Thanks, this is very much appreciated. After looking over your code and
looking up the meaning of "hash collision" I now see that my code will
silently fail sometimes, because I didn't check for collisions. So your
provided code is very definitely useful to me now!
--Peter
On Monday, August 11, 2014 11:47:53 AM UTC-7, Simon Kornblith wrote:
>
> Here it is copy/pasted from Base, in case it's useful for you for now:
>
> using Base.Cartesian, Base.Prehashed
> @ngenerate N typeof(A) function indunique{T,N}(A::AbstractArray{T,N}, dim
> ::Int)
> 1 <= dim <= N || return copy(A)
> hashes = zeros(Uint, size(A, dim))
>
> # Compute hash for each row
> k = 0
> @nloops N i A d->(if d == dim; k = i_d; end) begin
> @inbounds hashes[k] = hash(hashes[k], hash((@nref N A i)))
> end
>
> # Collect index of first row for each hash
> uniquerow = Array(Int, size(A, dim))
> firstrow = Dict{Prehashed,Int}()
> for k = 1:size(A, dim)
> uniquerow[k] = get!(firstrow, Prehashed(hashes[k]), k)
> end
> uniquerows = collect(values(firstrow))
>
> # Check for collisions
> collided = falses(size(A, dim))
> @inbounds begin
> @nloops N i A d->(if d == dim
> k = i_d
> j_d = uniquerow[k]
> else
> j_d = i_d
> end) begin
> if (@nref N A j) != (@nref N A i)
> collided[k] = true
> end
> end
> end
>
> if any(collided)
> nowcollided = BitArray(size(A, dim))
> while any(collided)
> # Collect index of first row for each collided hash
> empty!(firstrow)
> for j = 1:size(A, dim)
> collided[j] || continue
> uniquerow[j] = get!(firstrow, Prehashed(hashes[j]), j)
> end
> for v in values(firstrow)
> push!(uniquerows, v)
> end
>
> # Check for collisions
> fill!(nowcollided, false)
> @nloops N i A d->begin
> if d == dim
> k = i_d
> j_d = uniquerow[k]
> (!collided[k] || j_d == k) &&
> continue
> else
> j_d = i_d
> end
> end begin
> if (@nref N A j) != (@nref N A i)
> nowcollided[k] = true
> end
> end
> (collided, nowcollided) = (nowcollided, collided)
> end
> end
>
> sort!(uniquerows)
> end
>
> On Monday, August 11, 2014 2:43:24 PM UTC-4, Simon Kornblith wrote:
>>
>> unique with a dim argument actually computes this as byproduct but does
>> not return it.

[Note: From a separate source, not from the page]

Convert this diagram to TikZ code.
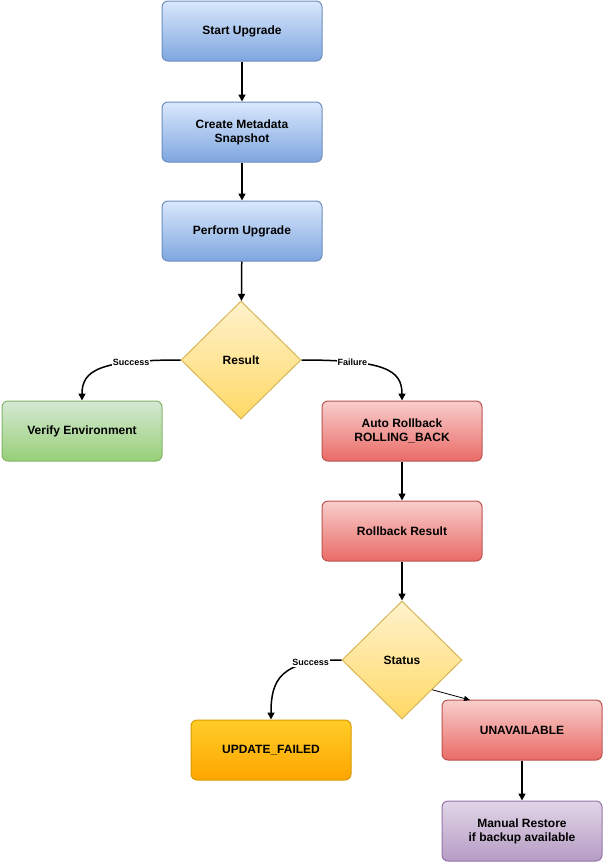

All we need is an API.
>>
>> On Monday, August 11, 2014 1:27:57 PM UTC-4, Jacob Quinn wrote:
>>>
>>> There's an open issue about it here:
>>> https://github.com/JuliaLang/julia/issues/1845
>>>
>>> I've also played around with a simple version based on a Set:
>>>
>>> function uniqueind(C)
>>> out = Int[]
>>> seen = Set{eltype(C)}()
>>> for i = 1:length(C)
>>> @inbounds x = C[i]
>>> if !in(x, seen)
>>> push!(seen, x)
>>> push!(out, i)
>>> end
>>> end
>>> out
>>> end
>>>
>>>
>>> On Mon, Aug 11, 2014 at 1:22 PM, Peter Simon <[email protected]> wrote:
>>>
>>>> Greetings.
>>>>
>>>> I didn't find any built-in function to return the indices for the
>>>> unique rows in a matrix, so I tried rolling my own. I looked at, but
>>>> didn't understand, the highly macro-ized, arbitrary dimensional code in
>>>> the
>>>> built-in unique() function. I did discover hashing, though, from looking
>>>> at that code. Here is what I have so far:
>>>>
>>>> function uniquerowindices2{T}(a::Matrix{T})
>>>> rowhash = Uint64[hash(a[k,:]) for k = 1:size(a,1)]
>>>> hu = unique(rowhash)
>>>> ind = zeros(Int,length(hu))
>>>> k1 = 1
>>>> for m = 1:length(ind)
>>>> for k = k1:length(rowhash)
>>>> if rowhash[k] == hu[m]
>>>> ind[m] = k
>>>> k1 = k
>>>> break
>>>> end
>>>> end
>>>> end
>>>> return ind
>>>> end
>>>>
>>>> This is quite a bit faster than my first effort, where I was comparing
>>>> rows, rather than row hashes, but I'm betting someone out there has a much
>>>> better way. Thanks in advance,
>>>>
>>>> --Peter
>>>>
>>>
>>>